The big takeaway, as one of the players told me decades ago: “Everybody lies to you, even when they think they’re telling the truth.”

If you think that Trump has no core beliefs, think again.

Like any developer, he despises the regulatory thicket that constrains and inhibits almost every business. He distrusts liberal politicians, and believes that their policies cripple economic growth. When he say he’ll “drain the swamp,” that’s what he means. And it may be that his policy imperatives will strongly benefit Colorado Springs, Pueblo and the Pikes Peak region.

It seems virtually certain that Trump’s pick to head the EPA, Oklahoma Attorney General Scott Pruitt, will quickly drop the EPA’s stormwater lawsuit against Colorado Springs. On the Oklahoma state website, Pruitt is described as “a leading advocate against the EPA’s activist agenda.” That’s good news for the city, if not for environmentalism.

Trump’s background may have led him to believe that the world is a dangerous and violent place, one where the strong need to get stronger. More military spending and better pay for the men and women in uniform means more disposable income in our region. It may also mean more spending on cybersecurity, now one of the fastest-growing segments of the local economy.

Trump’s decision to move forward with the Dakota Access and Keystone XL pipelines was no surprise, but his insistence that both projects use American steel was a welcome twist. Similar requirements on other ongoing projects might create new markets and better prices for Pueblo steelmaker Evraz, which operates a seamless casing mill in Pueblo and manufactures other oil country tubular goods at three Canadian sites.

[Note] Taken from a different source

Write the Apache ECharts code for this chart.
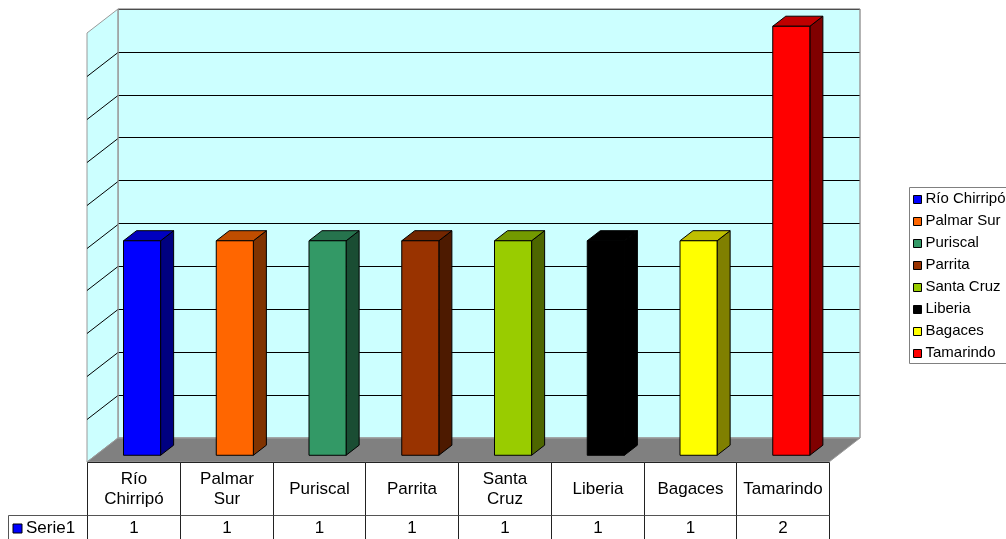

In signing an executive order on Tuesday to speed up environmental reviews of other infrastructure projects, Trump complained about the “incredibly cumbersome, long, horrible permitting process…the regulatory process in this country has become a tangled-up mess,” he said.

Pruitt is clearly on the same page as his new boss. Expect him to expedite the environmental impact study for the Interstate 25 expansion between Monument and Castle Rock, lopping off at least a year of delay.